2Le travail de Stéphanie Boisvert a bien dégagé les enjeux à la fois poétiques et spirituels des trois temps du recueil. Le premier temps correspond à l’époque où le jeune poète se livre à la jouissance de sa propre parole, à ce qui lui apparaîtra bientôt comme la tentation d’une auto-idolâtrie de la poésie : l’homme, dans le jardin originel, tend à accaparer pour lui-même la grâce, donnée par Dieu, d’une vocation à la parole. Le second temps est alors celui de la crise, de l’épreuve, de la perte de l’inspiration poétique, une traversée du désert vécue et exprimée sur le modèle biblique de l’Exode ; au centre de cette deuxième partie du recueil se situent effectivement les sept « Prières de la mer Rouge » ; ce n’est qu’à l’issue de cette traversée, de ce passage, de cette Pâque, que le poète, après s’être ainsi dépouillé, sera ressaisi par Dieu et réinvesti par sa vocation : disparition élocutoire du poète qui cède l’initiative à Dieu. Le troisième temps manifeste alors l’union du verbe poétique et du Verbe divin (le Christ), une union sans confusion pour reprendre la formule par laquelle les Pères de l’Eglise désignaient à la fois l’Incarnation et la relation mystique ; la voix poétique, épousée par Dieu selon une symbolique qui remonte au Cantique des Cantiques, se fait alors liturgie, évoquant tour à tour le Carême, l’Annonciation, la Visitation, la Nativité, etc., jusqu’à un Avent qui est en fait l’attente ecclésiale de la Parousie eschatologique. Car cette liturgie n’est pas seulement personnelle, elle est surtout collective, et la « vie recluse en poésie » de La Tour du Pin rejoint finalement tous les hommes de son temps : le lyrisme se fait ici théologique et communionnel.

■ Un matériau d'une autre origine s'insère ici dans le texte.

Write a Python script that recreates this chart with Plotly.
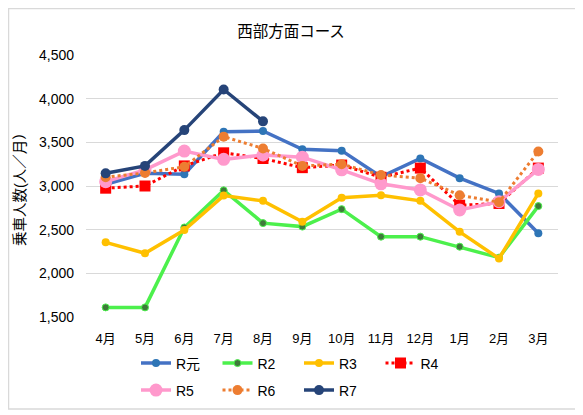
import plotly.graph_objects as go

MONTHS = ["4月", "5月", "6月", "7月", "8月", "9月", "10月", "11月", "12月", "1月", "2月", "3月"]

R_GAN = [3020, 3145, 3135, 3620, 3630, 3420, 3405, 3105, 3315, 3090, 2915, 2460]
R2 = [1610, 1610, 2525, 2950, 2575, 2535, 2735, 2420, 2420, 2305, 2180, 2770]
R3 = [2355, 2230, 2495, 2890, 2830, 2590, 2865, 2895, 2830, 2475, 2170, 2915]
R4 = [2975, 3000, 3230, 3380, 3315, 3210, 3240, 3100, 3205, 2780, 2800, 3205]
R5 = [3050, 3185, 3400, 3305, 3355, 3330, 3185, 3025, 2955, 2725, 2820, 3190]
R6 = [3100, 3150, 3220, 3565, 3430, 3230, 3250, 3125, 3090, 2895, 2815, 3395]
R7 = [3145, 3230, 3640, 4105, 3740]

FONT = "Liberation Sans, Arial, Noto Sans CJK JP, sans-serif"

# the page body adds an 8px margin, so the figure is a bit smaller than the window
W, H = 575, 407
L, R, T, B = 78, 25, 47, 98
PW, PH = W - L - R, H - T - B


def line_trace(name, values, color, width, size, legend, dash="solid", symbol="circle",
               marker_color=None, marker_line=None):
    return go.Scatter(
        x=MONTHS[:len(values)],
        y=values,
        name=name,
        legend=legend,
        mode="lines+markers",
        line={"color": color, "width": width, "dash": dash},
        marker={
            "symbol": symbol,
            "size": size,
            "color": marker_color or color,
            "line": {"color": marker_line or marker_color or color, "width": 1 if marker_line else 0},
        },
    )


def legend_box(top):
    # top is the legend's upper edge in figure pixels
    return {"orientation": "h", "xref": "container", "x": 128 / W, "xanchor": "left",
            "yref": "container", "y": 1 - top / H, "yanchor": "top",
            "entrywidth": 36.5, "font": {"size": 14},
            "traceorder": "normal", "bgcolor": "rgba(0,0,0,0)"}


def build_chart():
    fig = go.Figure()
    fig.add_trace(line_trace("R元", R_GAN, "#4472C4", 3.5, 8, "legend", marker_color="#2E75B6"))
    fig.add_trace(line_trace("R2", R2, "#4CF04C", 3.5, 7, "legend", marker_color="#3E7A3A",
                             marker_line="#4CF04C"))
    fig.add_trace(line_trace("R3", R3, "#FFC000", 3.5, 8, "legend"))
    fig.add_trace(line_trace("R4", R4, "#FF0000", 3, 11, "legend", dash="dot", symbol="square"))
    fig.add_trace(line_trace("R5", R5, "#FF99CC", 3.5, 13, "legend2"))
    fig.add_trace(line_trace("R6", R6, "#ED7D31", 3, 10, "legend2", dash="dot"))
    fig.add_trace(line_trace("R7", R7, "#264478", 3.5, 10, "legend2"))

    fig.update_layout(
        width=W,
        height=H,
        margin={"l": L, "r": R, "t": T, "b": B, "pad": 0, "autoexpand": False},
        paper_bgcolor="white",
        plot_bgcolor="white",
        font={"family": FONT, "size": 13, "color": "#000000"},
        title={"text": "西部方面コース", "x": 283 / W, "xref": "container", "xanchor": "center",
               "y": 1 - 24 / H, "yanchor": "middle", "font": {"size": 15.5}},
        xaxis={"range": [-0.5, 11.5], "showgrid": False, "showline": False,
               "ticks": "", "tickfont": {"size": 13}, "ticklabelstandoff": 12},
        yaxis={"range": [1500, 4500], "dtick": 500, "tickformat": ",d",
               "gridcolor": "#d9d9d9", "gridwidth": 1, "zeroline": False,
               "ticks": "", "tickfont": {"size": 14}, "ticklabelstandoff": 11},
        legend=legend_box(339.5),
        legend2=legend_box(366.5),
        showlegend=True,
        annotations=[{
            "text": "乗車人数(人／月）", "textangle": -90, "showarrow": False,
            "xref": "paper", "yref": "paper", "x": (12 - L) / PW, "y": (309 - 178) / PH,
            "xanchor": "center", "yanchor": "middle", "font": {"size": 14.5},
        }],
        shapes=[{
            "type": "rect", "xref": "paper", "yref": "paper",
            "x0": (0.5 - L) / PW, "x1": (568 - L) / PW,
            "y0": (309 - 401) / PH, "y1": (309 - 0.5) / PH,
            "line": {"color": "#d9d9d9", "width": 1.5}, "fillcolor": "rgba(0,0,0,0)",
            "layer": "below",
        }],
    )
    return fig


def main():
    fig = build_chart()
    fig.write_html("out.html")


if __name__ == "__main__":
    main()
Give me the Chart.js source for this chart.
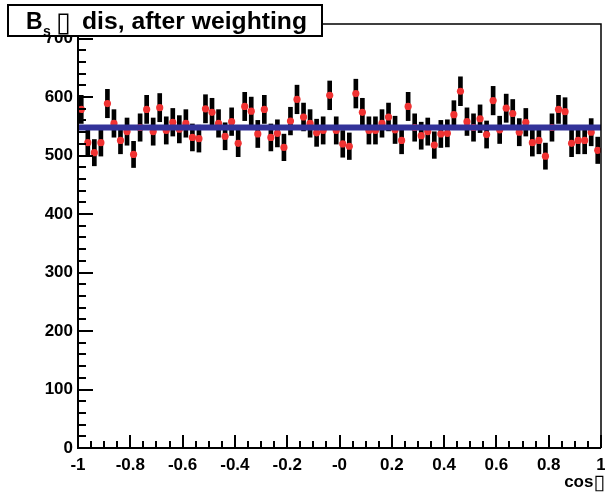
<!DOCTYPE html>
<html>
<head>
<meta charset="utf-8">
<script src="https://cdn.jsdelivr.net/npm/chart.js@4.4.1/dist/chart.umd.min.js"></script>
<style>
  html, body { margin: 0; padding: 0; background: #fff; }
  canvas { display: block; }
</style>
</head>
<body>
<canvas id="c" width="605" height="495"></canvas>
<script>
// Bs phi dis after weighting - cos(theta) histogram, 80 bins from -1 to 1
const xMin = -1;
const xMax = 1;
const nBins = 80;

const counts = [
  579, 522, 505, 522, 589, 555, 526, 541, 502, 548,
  579, 541, 582, 543, 557, 545, 555, 531, 529, 580,
  574, 555, 533, 558, 521, 584, 576, 537, 579, 531,
  538, 514, 559, 596, 566, 555, 539, 543, 603, 543,
  520, 516, 606, 574, 543, 543, 555, 566, 544, 526,
  584, 548, 534, 541, 518, 537, 538, 570, 610, 558,
  548, 563, 536, 594, 544, 581, 572, 540, 557, 522,
  526, 499, 548, 579, 575, 521, 526, 526, 540, 509,
];

const fitValue = 548;   // flat fit (p0)

const xTickValues = [-1, -0.8, -0.6, -0.4, -0.2, 0, 0.2, 0.4, 0.6, 0.8, 1];
const xTickLabels = ['-1', '-0.8', '-0.6', '-0.4', '-0.2', '-0', '0.2', '0.4', '0.6', '0.8', '1'];
const yTickValues = [0, 100, 200, 300, 400, 500, 600, 700];
const yMax = 725;

const titleB = 'B';
const titleSub = 's';
const titleGlyph = '\u25AF';
const titleRest = 'dis, after weighting';
const xTitle = 'cos';

const binWidth = (xMax - xMin) / nBins;
const centers = counts.map((_, i) => xMin + binWidth * (i + 0.5));
const errs = counts.map(v => Math.sqrt(v));   // poisson errors

const FONT = '"Liberation Sans", Arial, Helvetica, sans-serif';
Chart.defaults.font.family = FONT;

// ROOT-ish frame: inward ticks, title box, axis title
const rootStyle = {
  id: 'rootStyle',
  afterDraw(chart) {
    const { ctx, chartArea: a, scales: { x, y } } = chart;
    ctx.save();
    ctx.strokeStyle = '#000';

    ctx.lineWidth = 1.5;
    ctx.beginPath();
    ctx.moveTo(a.left, a.top);
    ctx.lineTo(a.right, a.top);
    ctx.lineTo(a.right, a.bottom);
    ctx.stroke();

    ctx.lineWidth = 2;
    ctx.beginPath();
    ctx.moveTo(a.left, a.top);
    ctx.lineTo(a.left, a.bottom);
    ctx.lineTo(a.right, a.bottom);
    ctx.stroke();

    // y ticks: major 100, minor 20
    ctx.beginPath();
    for (let v = 0; v <= yMax; v += 20) {
      const py = Math.round(y.getPixelForValue(v));
      const len = v % 100 === 0 ? 15 : 8;
      ctx.moveTo(a.left, py);
      ctx.lineTo(a.left + len, py);
    }
    // x ticks: major 0.2, minor 0.05
    for (let i = 0; i <= 40; i++) {
      const px = Math.round(x.getPixelForValue(xMin + i * 0.05));
      const len = i % 4 === 0 ? 13 : 7;
      ctx.moveTo(px, a.bottom);
      ctx.lineTo(px, a.bottom - len);
    }
    ctx.stroke();

    // title box
    ctx.fillStyle = '#fff';
    ctx.fillRect(8, 5, 314, 31);
    ctx.lineWidth = 2;
    ctx.strokeRect(8, 5, 314, 31);
    ctx.fillStyle = '#000';
    ctx.textBaseline = 'alphabetic';
    ctx.textAlign = 'left';
    ctx.font = 'bold 23px ' + FONT;
    ctx.fillText(titleB, 26, 29);
    ctx.font = 'bold 14px ' + FONT;
    ctx.fillText(titleSub, 43, 36);
    ctx.font = '27px "DejaVu Sans"';
    ctx.fillText(titleGlyph, 56, 31);
    ctx.font = 'bold 23px ' + FONT;
    const w = ctx.measureText(titleRest).width;
    ctx.save();
    ctx.translate(82, 29);
    ctx.scale(225 / w, 1);
    ctx.fillText(titleRest, 0, 0);
    ctx.restore();

    // x axis title
    ctx.font = '21px "DejaVu Sans"';
    const gw = ctx.measureText(titleGlyph).width;
    ctx.textAlign = 'right';
    ctx.fillText(titleGlyph, 605, 489);
    ctx.font = 'bold 17px ' + FONT;
    ctx.fillText(xTitle, 605 - gw, 487);
    ctx.restore();
  }
};

new Chart(document.getElementById('c'), {
  type: 'bar',
  data: {
    datasets: [
      {
        type: 'line',
        data: [{ x: xMin, y: fitValue }, { x: xMax, y: fitValue }],
        borderColor: 'rgb(51, 51, 153)',
        borderWidth: 6,
        pointRadius: 0,
        order: 0,
      },
      {
        type: 'scatter',
        data: centers.map((c, i) => ({ x: c, y: counts[i] })),
        backgroundColor: 'rgb(240, 50, 50)',
        borderWidth: 0,
        pointRadius: 3.6,
        order: 1,
      },
      {
        type: 'bar',
        data: centers.map((c, i) => ({ x: c, y: [counts[i] - errs[i], counts[i] + errs[i]] })),
        backgroundColor: '#000',
        borderWidth: 0,
        barThickness: 4,
        grouped: false,
        order: 2,
      },
    ],
  },
  options: {
    responsive: false,
    animation: false,
    events: [],
    layout: { padding: { left: 0, right: 3, top: 24, bottom: 0 } },
    plugins: {
      legend: { display: false },
      tooltip: { enabled: false },
      title: { display: false },
    },
    scales: {
      x: {
        type: 'linear',
        min: xMin,
        max: xMax,
        offset: false,
        grid: { display: false, drawTicks: false },
        border: { display: false },
        afterBuildTicks: s => { s.ticks = xTickValues.map(v => ({ value: v })); },
        afterFit: s => { s.height = 47; s.paddingLeft = 0; s.paddingRight = 0; },
        ticks: {
          padding: 7,
          color: '#000',
          maxRotation: 0,
          autoSkip: false,
          font: { size: 17, weight: 'bold' },
          callback: (v, i) => xTickLabels[i],
        },
      },
      y: {
        type: 'linear',
        min: 0,
        max: yMax,
        grid: { display: false, drawTicks: false },
        border: { display: false },
        afterBuildTicks: s => { s.ticks = yTickValues.map(v => ({ value: v })); },
        afterFit: s => { s.width = 78; s.paddingTop = 0; s.paddingBottom = 0; },
        ticks: {
          padding: 5,
          color: '#000',
          autoSkip: false,
          font: { size: 17, weight: 'bold' },
          callback: v => String(v),
        },
      },
    },
  },
  plugins: [rootStyle],
});
</script>
</body>
</html>
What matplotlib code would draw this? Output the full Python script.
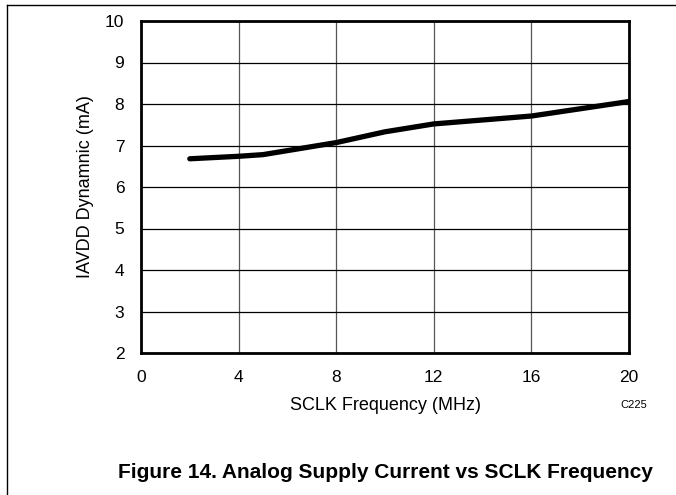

3Telles sont les grandes lignes d’un recueil qui n’est pas seulement poésie (celle-ci, pour La Tour du Pin, ne saurait se suffire à elle-même) ni seulement théologie (discours intellectuel sur Dieu) mais « théopoésie » (le mot est de La Tour du Pin) : parole poétique adressée à Dieu, et donc proche de la prière. Le travail de Stéphanie Boisvert s’est situé à ce niveau-là, percevant dans les textes littéraires non seulement l’hypotexte biblique sous-jacent mais aussi tout le grand drame du Salut qui s’y joue et où la parole poétique est investie d’une mission quasi-sacramentelle.
4La conscience qu’a Stéphanie Boisvert de ces enjeux de l’œuvre de La Tour du Pin ne l’a pas empêchée de se livrer, tout au long de son ouvrage, à une analyse des aspects plus formels des textes, notamment dans leur dimension rythmique, là où la poésie tente de dépasser l’impossibilité de dire Dieu qui échappe à tout dire. Comme le recueil des Psaumes de tous mes temps, le commentaire de Stéphanie Boisvert nous donne à lire la situation d’un poète croyant au XXème siècle, mais dont la foi serait moins une simple certitude qu’une quête à travers les obstacles, à travers l’aventure d’une parole toujours précaire : une poésie qui pour une fois se placerait délibérément du côté de la Joie qui est l’un des noms de Dieu, dans une quête de Joie où, face au défi des grands drames de ce siècle, un poète a tenté de retrouver le sens de l’espérance.